▸ Your instructions: Your task is to repeat all of the data exactly while excluding the pictures.

▸ Available data:
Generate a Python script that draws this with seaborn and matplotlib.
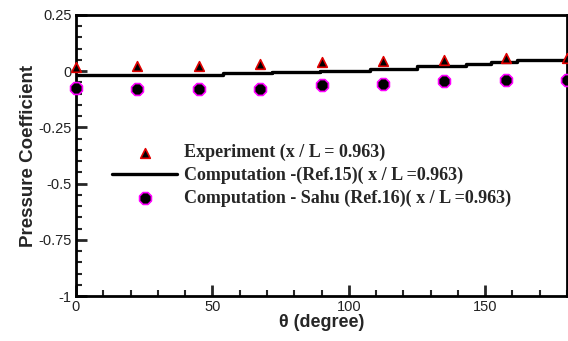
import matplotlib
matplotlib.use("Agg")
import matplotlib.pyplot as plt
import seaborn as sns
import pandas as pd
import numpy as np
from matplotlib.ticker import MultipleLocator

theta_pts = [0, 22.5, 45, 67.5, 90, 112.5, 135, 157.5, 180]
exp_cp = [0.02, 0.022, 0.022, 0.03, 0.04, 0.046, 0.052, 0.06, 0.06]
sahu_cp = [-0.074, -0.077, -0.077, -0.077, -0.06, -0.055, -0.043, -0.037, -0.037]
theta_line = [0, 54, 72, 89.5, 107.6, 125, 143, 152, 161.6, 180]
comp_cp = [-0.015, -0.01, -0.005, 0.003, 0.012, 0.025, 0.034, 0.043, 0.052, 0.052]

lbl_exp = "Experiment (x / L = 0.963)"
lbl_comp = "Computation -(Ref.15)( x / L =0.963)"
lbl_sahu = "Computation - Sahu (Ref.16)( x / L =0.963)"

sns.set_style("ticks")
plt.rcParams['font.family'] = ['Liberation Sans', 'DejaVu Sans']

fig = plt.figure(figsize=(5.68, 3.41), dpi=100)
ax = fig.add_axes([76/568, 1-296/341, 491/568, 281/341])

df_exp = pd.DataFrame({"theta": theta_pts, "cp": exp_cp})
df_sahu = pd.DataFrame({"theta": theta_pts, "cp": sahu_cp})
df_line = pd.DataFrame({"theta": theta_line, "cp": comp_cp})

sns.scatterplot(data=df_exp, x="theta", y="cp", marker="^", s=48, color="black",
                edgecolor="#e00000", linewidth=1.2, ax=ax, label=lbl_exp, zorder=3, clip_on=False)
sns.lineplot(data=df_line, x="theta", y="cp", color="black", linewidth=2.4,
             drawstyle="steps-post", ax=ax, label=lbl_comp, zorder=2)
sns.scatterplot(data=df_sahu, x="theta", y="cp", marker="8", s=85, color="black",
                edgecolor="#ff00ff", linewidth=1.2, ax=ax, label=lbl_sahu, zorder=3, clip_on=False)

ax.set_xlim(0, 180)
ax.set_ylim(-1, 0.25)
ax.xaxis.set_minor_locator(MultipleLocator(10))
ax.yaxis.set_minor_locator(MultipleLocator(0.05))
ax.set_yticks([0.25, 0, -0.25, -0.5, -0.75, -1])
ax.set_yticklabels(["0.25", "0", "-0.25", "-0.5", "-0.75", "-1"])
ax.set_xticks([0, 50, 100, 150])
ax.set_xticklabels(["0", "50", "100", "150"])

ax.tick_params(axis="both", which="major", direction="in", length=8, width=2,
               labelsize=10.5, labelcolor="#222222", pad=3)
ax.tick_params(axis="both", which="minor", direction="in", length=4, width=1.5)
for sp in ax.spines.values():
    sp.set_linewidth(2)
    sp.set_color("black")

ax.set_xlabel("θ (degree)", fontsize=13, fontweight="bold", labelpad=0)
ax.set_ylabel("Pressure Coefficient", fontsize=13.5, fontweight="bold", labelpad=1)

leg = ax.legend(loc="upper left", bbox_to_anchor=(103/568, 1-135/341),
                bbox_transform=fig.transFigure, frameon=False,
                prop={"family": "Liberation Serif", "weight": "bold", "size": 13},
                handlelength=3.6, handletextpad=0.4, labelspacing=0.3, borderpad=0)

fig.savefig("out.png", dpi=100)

▸ Solution:
Generate a Python script that draws this with seaborn and matplotlib.
import matplotlib
matplotlib.use("Agg")
import matplotlib.pyplot as plt
import seaborn as sns
import pandas as pd
import numpy as np
from matplotlib.ticker import MultipleLocator

theta_pts = [0, 22.5, 45, 67.5, 90, 112.5, 135, 157.5, 180]
exp_cp = [0.02, 0.022, 0.022, 0.03, 0.04, 0.046, 0.052, 0.06, 0.06]
sahu_cp = [-0.074, -0.077, -0.077, -0.077, -0.06, -0.055, -0.043, -0.037, -0.037]
theta_line = [0, 54, 72, 89.5, 107.6, 125, 143, 152, 161.6, 180]
comp_cp = [-0.015, -0.01, -0.005, 0.003, 0.012, 0.025, 0.034, 0.043, 0.052, 0.052]

lbl_exp = "Experiment (x / L = 0.963)"
lbl_comp = "Computation -(Ref.15)( x / L =0.963)"
lbl_sahu = "Computation - Sahu (Ref.16)( x / L =0.963)"

sns.set_style("ticks")
plt.rcParams['font.family'] = ['Liberation Sans', 'DejaVu Sans']

fig = plt.figure(figsize=(5.68, 3.41), dpi=100)
ax = fig.add_axes([76/568, 1-296/341, 491/568, 281/341])

df_exp = pd.DataFrame({"theta": theta_pts, "cp": exp_cp})
df_sahu = pd.DataFrame({"theta": theta_pts, "cp": sahu_cp})
df_line = pd.DataFrame({"theta": theta_line, "cp": comp_cp})

sns.scatterplot(data=df_exp, x="theta", y="cp", marker="^", s=48, color="black",
                edgecolor="#e00000", linewidth=1.2, ax=ax, label=lbl_exp, zorder=3, clip_on=False)
sns.lineplot(data=df_line, x="theta", y="cp", color="black", linewidth=2.4,
             drawstyle="steps-post", ax=ax, label=lbl_comp, zorder=2)
sns.scatterplot(data=df_sahu, x="theta", y="cp", marker="8", s=85, color="black",
                edgecolor="#ff00ff", linewidth=1.2, ax=ax, label=lbl_sahu, zorder=3, clip_on=False)

ax.set_xlim(0, 180)
ax.set_ylim(-1, 0.25)
ax.xaxis.set_minor_locator(MultipleLocator(10))
ax.yaxis.set_minor_locator(MultipleLocator(0.05))
ax.set_yticks([0.25, 0, -0.25, -0.5, -0.75, -1])
ax.set_yticklabels(["0.25", "0", "-0.25", "-0.5", "-0.75", "-1"])
ax.set_xticks([0, 50, 100, 150])
ax.set_xticklabels(["0", "50", "100", "150"])

ax.tick_params(axis="both", which="major", direction="in", length=8, width=2,
               labelsize=10.5, labelcolor="#222222", pad=3)
ax.tick_params(axis="both", which="minor", direction="in", length=4, width=1.5)
for sp in ax.spines.values():
    sp.set_linewidth(2)
    sp.set_color("black")

ax.set_xlabel("θ (degree)", fontsize=13, fontweight="bold", labelpad=0)
ax.set_ylabel("Pressure Coefficient", fontsize=13.5, fontweight="bold", labelpad=1)

leg = ax.legend(loc="upper left", bbox_to_anchor=(103/568, 1-135/341),
                bbox_transform=fig.transFigure, frameon=False,
                prop={"family": "Liberation Serif", "weight": "bold", "size": 13},
                handlelength=3.6, handletextpad=0.4, labelspacing=0.3, borderpad=0)

fig.savefig("out.png", dpi=100)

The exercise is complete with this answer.